We then spider the site as before, which walks every page and checks for non blank text.
It is possible to restore the l() and h() methods in the teardown:
def teardown
restore_html_escape
restore_localization
end
def restore_html_escape
ERB::Util.class_eval do
alias :html_escape :old_html_escape
end
end
def restore_localization
GLoc::InstanceMethods.class_eval do
alias :l :old_l
end
end
However, I think it is safer to run this test in its own test suite in a separate ruby process. That way, the l() and h() monkey patching cannot accidentally affect other tests:
namespace :test do
Rake::TestTask.new(:'internationalization' => ["environment", "load_test_data"]) do |t|
t.libs << "test"
t.pattern = "test/acceptance/internationalization_test.rb"
t.verbose = true
end
Rake::TestTask.new(:'acceptance' => ["environment", "load_test_data"]) do |t|
t.libs << "test"
t.pattern = FileList["test/acceptance/**/*_test.rb"].exclude("test/acceptance/internationalization_test.rb")
t.verbose = true
end
end
Now, we no longer need to mark any content as nonlocalizable. If the test fails, we either forgot to add a label to the language file, or we forgot to escape the text in the page:
<%= l(:name_label) %>
or
<%= h(@building.address) %>
Redirects
We noticed that Rails would send redirects as:
<html><body>You are being <a href="http://www.example.com/some/new/location">redirected</a>.</body></html>
The http://www.example.com URL was tripping up SpiderTest, so we removed that part of each URL. Furthermore, we skip our page checking on redirect pages and assets:
def consume_page(html, url)
html.gsub!("http://www.example.com", "")
unless redirect?(html) || asset?(url)
assert_page_has_been_moved_to_language_file(html, url)
super
end
def redirect?(html)
html.include?("<body>You are being")
end
def asset?(url)
File.exist?(File.expand_path("#{RAILS_ROOT}/public/#{url}"))
end
Alt and title attributes
We discovered with the original test that we were not testing alt and title attributes on the page. For example, if you hover over a link, it will show the title. We also want these strings internationalized, so we added them to the test with the following code:
assert_attribute_does_not_contain_words body, url, 'title'
assert_attribute_does_not_contain_words body, url, 'alt'
def assert_attribute_does_not_contain_words body, url, attribute
body.search("//*[@#{attribute}]") do |element|
assert_does_not_contain_words element.get_attribute(attribute), url
end
end
Better error messages
We noticed that if you accidentally forget to internationalize a string like “Please enter your username,” the test would fail with a message of “Found text that was not in the language file: Please.” We thought it would be better to show the full string, so we replaced the regex:
/\w+/
with
/[A-Za-z]([A-Za-z]| )*/
The second one matches all word characters or spaces, so it will pick up the entire phrase.
Final result
The final test looks like:
require 'hpricot'
class InternationalizationText < ActionController::IntegrationTest
include Caboose::SpiderIntegrator
def setup
blank_out_localization
blank_out_html_escape
end
def blank_out_localization
GLoc::InstanceMethods.class_eval do
alias :old_l :l
def l(symbol, *arguments)
""
end
end
end
def blank_out_html_escape
ERB::Util.class_eval do
alias :old_html_escape :html_escape
def html_escape(s)
""
end
alias :h :html_escape
end
end
def test_all_text_has_been_moved_to_language_file
get '/'
assert_response :success
spider(@response.body, '/', :verbose => true)
end
def consume_page(html, url)
html.gsub!("http://www.example.com", "")
unless redirect?(html) || asset?(url)
assert_page_has_been_moved_to_language_file(html, url)
super
end
def redirect?(html)
html.include?("<body>You are being")
end
def asset?(url)
File.exist?(File.expand_path("#{RAILS_ROOT}/public/#{url}"))
end
def assert_page_has_been_moved_to_language_file(page_text, url)

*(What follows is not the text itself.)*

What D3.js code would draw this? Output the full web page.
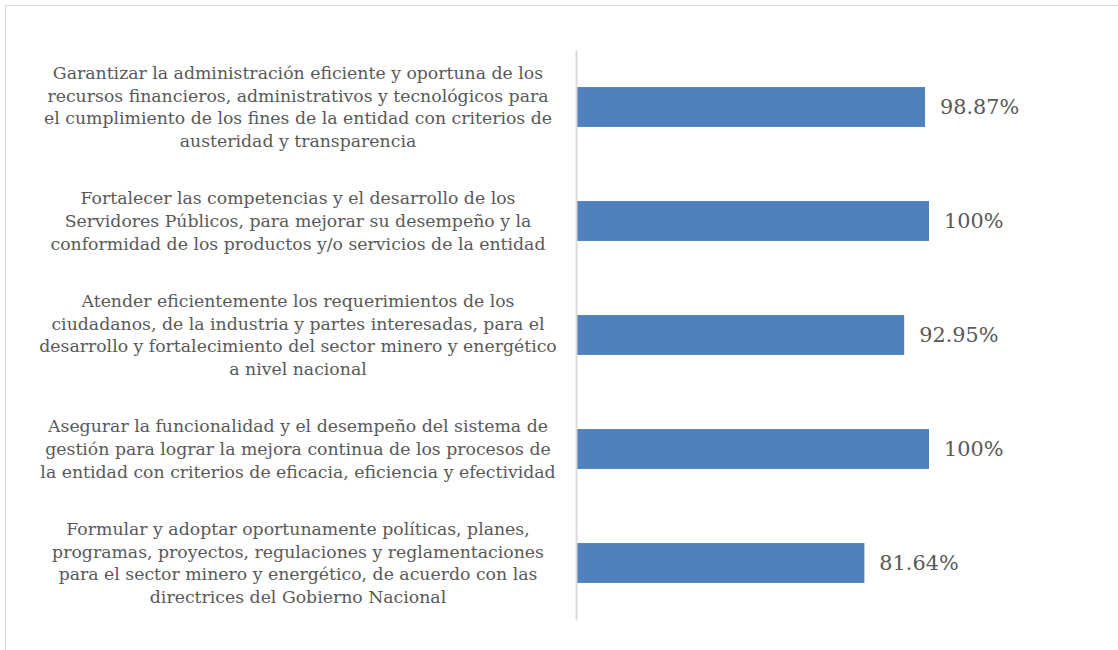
<!DOCTYPE html>
<html><head><meta charset="utf-8">
<script src="https://cdn.jsdelivr.net/npm/d3@7"></script>
<style>
html,body{margin:0;padding:0;background:#fff;}
svg{display:block;}
</style></head>
<body><svg id="c" width="1118" height="650"></svg>
<script>
const categories = [
  ["Garantizar la administración eficiente y oportuna de los","recursos financieros, administrativos y tecnológicos para","el cumplimiento de los fines de la entidad con criterios de","austeridad y transparencia"],
  ["Fortalecer las competencias y el desarrollo de los","Servidores Públicos, para mejorar su desempeño y la","conformidad de los productos y/o servicios de la entidad"],
  ["Atender eficientemente los requerimientos de los","ciudadanos, de la industria y partes interesadas, para el","desarrollo y fortalecimiento del sector minero y energético","a nivel nacional"],
  ["Asegurar la funcionalidad y el desempeño del sistema de","gestión para lograr la mejora continua de los procesos de","la entidad con criterios de eficacia, eficiencia y efectividad"],
  ["Formular y adoptar oportunamente políticas, planes,","programas, proyectos, regulaciones y reglamentaciones","para el sector minero y energético, de acuerdo con las","directrices del Gobierno Nacional"]
];
const values = [98.87, 100, 92.95, 100, 81.64];
const valueLabels = ["98.87%", "100%", "92.95%", "100%", "81.64%"];

const svg = d3.select("#c");
const font = "'DejaVu Serif', serif";
const textColor = "#595959";

// chart border
svg.append("rect").attr("x",5.5).attr("y",5.5).attr("width",1130).attr("height",660)
  .attr("fill","none").attr("stroke","#d9d9d9").attr("stroke-width",1);

const x = d3.scaleLinear().domain([0,100]).range([577,929]);
const y = d3.scaleBand().domain(d3.range(categories.length)).range([50,620]).paddingInner(0.65).paddingOuter(0.325);

svg.selectAll("rect.bar").data(values).join("rect").attr("class","bar")
  .attr("x",x(0)).attr("y",(d,i)=>y(i)).attr("width",d=>x(d)-x(0)).attr("height",y.bandwidth())
  .attr("fill","#4f81bd");

// axis line
const yAxis = d3.axisLeft(y).tickSize(0).tickFormat("");
const ax = svg.append("g").attr("transform",`translate(${576},0)`).call(yAxis);
ax.select(".domain").attr("stroke","#d9d9d9").attr("stroke-width",2);

// category labels
const lh = 22.6;
const lab = svg.append("g");
categories.forEach((lines,i)=>{
  const cy = y(i)+y.bandwidth()/2;
  const t = lab.append("text").attr("x",298).attr("text-anchor","middle")
    .attr("font-family",font).attr("font-size",17.3).attr("fill",textColor);
  lines.forEach((ln,j)=>{
    t.append("tspan").attr("x",298).attr("y",cy + (j-(lines.length-1)/2)*lh).attr("dy","0.35em").text(ln);
  });
});

// value labels
svg.selectAll("text.val").data(values).join("text").attr("class","val")
  .attr("x",d=>x(d)+15).attr("y",(d,i)=>y(i)+y.bandwidth()/2).attr("dy","0.35em")
  .attr("font-family",font).attr("font-size",20.8).attr("fill",textColor)
  .text((d,i)=>valueLabels[i]);
</script></body></html>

doc = Hpricot.parse(page_text)
assert_does_not_contain_words doc.at("title").inner_text, url
body = doc.at('body')
(body.search("//script[@type='text/javascript']")).remove
assert_does_not_contain_words(body.inner_text, url)
assert_attribute_does_not_contain_words body, url, 'title'
assert_attribute_does_not_contain_words body, url, 'alt'
end
def assert_attribute_does_not_contain_words body, url, attribute
body.search("//*[@#{attribute}]") do |element|
assert_does_not_contain_words element.get_attribute(attribute), url
end
end
def assert_does_not_contain_words text, url
match = text.match(/[A-Za-z]([A-Za-z]| )*/)
fail "Found text that was not in the language file: #{match[0].inspect} on #{url}" if match
end
end
These modifications have improved the quality of the internationalization test, and this test has been very useful at catching text that we forget to internationalize.